While this doesn't apply to every case, this certainly affected me as a university student:

1. Mandatory online assignments for credit that require a code from a new textbook. (Usually because then the professor doesn't have to grade the assignments.)

2. New editions of textbooks every year, where the order of chapters or questions is shuffled, requiring you to have the latest edition of the textbook in order to do an assigned problem set ("Read Chapter 3, do question 2, 3, 5, 7 on page 148" only applies in the latest edition).

3. Libraries often only have two or three copies of the textbook, and all the students want to access them at the same time (cramming the week before exams).

4. The university library has hours and closes at night.

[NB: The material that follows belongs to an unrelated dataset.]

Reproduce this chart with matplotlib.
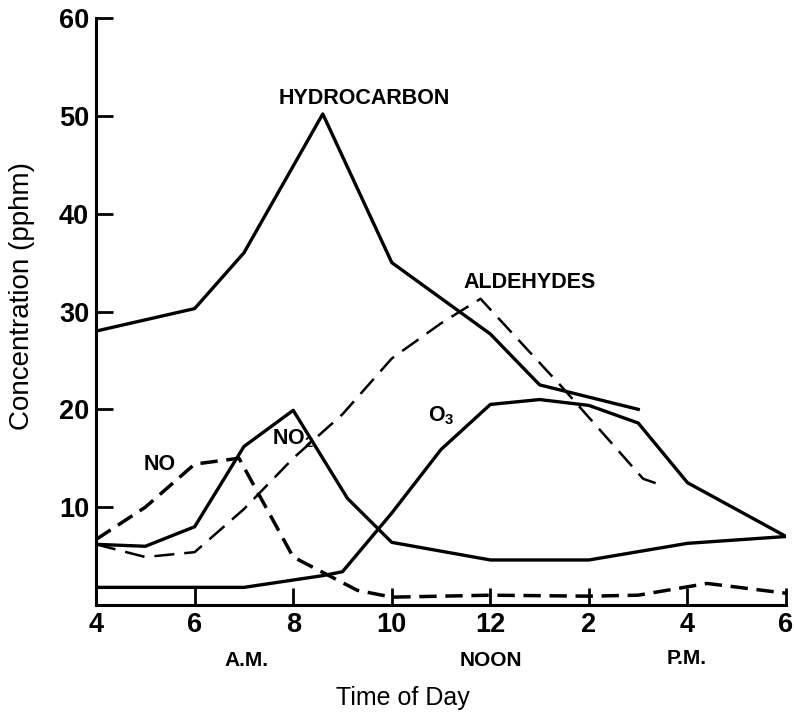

5. Fewer people buying textbooks leads to textbook publishers increasing per-book costs to cover the fixed costs of a print run, leading to fewer people buying textbooks.

6. Different professors teaching the same course having different preferred textbooks. Both get listed on the course description, but you don't know which one you should buy until the first day of class.

Oh right, I think a big difference is that in American courses it seems that there is one course textbook, and the assignments are taken from that. Our courses weren't designed around a textbook.

For us, assignments (both problem sheets and essay questions) were written by our tutors. They came with a reading list that would include a selection of relevant articles, books, and textbooks, but there was no single one that you had to use.

UK redbrick graduate here. My courses mostly followed textbooks as well. The library usually had enough stock for 10% of the student body to have a copy at any one time.
Librarian here...many university libraries here actually have policies against purchasing textbooks.

The reason being, there is just not enough in the materials budgets to purchase textbooks for every class (especially considering that after a year, many will be "outdated" and need to be replaced) and still have enough money to purchase all the other necessary materials (mostly database subscriptions which cost an arm and a leg, but all the other books they need to purchase as well). However, practically speaking, we can often get copies of individual textbooks on an as-needed basis through interlibrary loan. Usually someone somewhere has a copy, but it's not a solution that can be applied on a university-wide level.

Often a professor will put a copy (that they own) on reserve so it may be used within the library, but those can't be checked out and taken home for use for the entire semester.

Personally, I think it's shameful we don't have a better solution, but that's the state of things here. Many schools are turning toward open educational resources (OER) but it's slow to adopt, because many professors have a favorite textbook and OER texts aren't always of the same quality as mainstream texts. It's a really frustrating situation.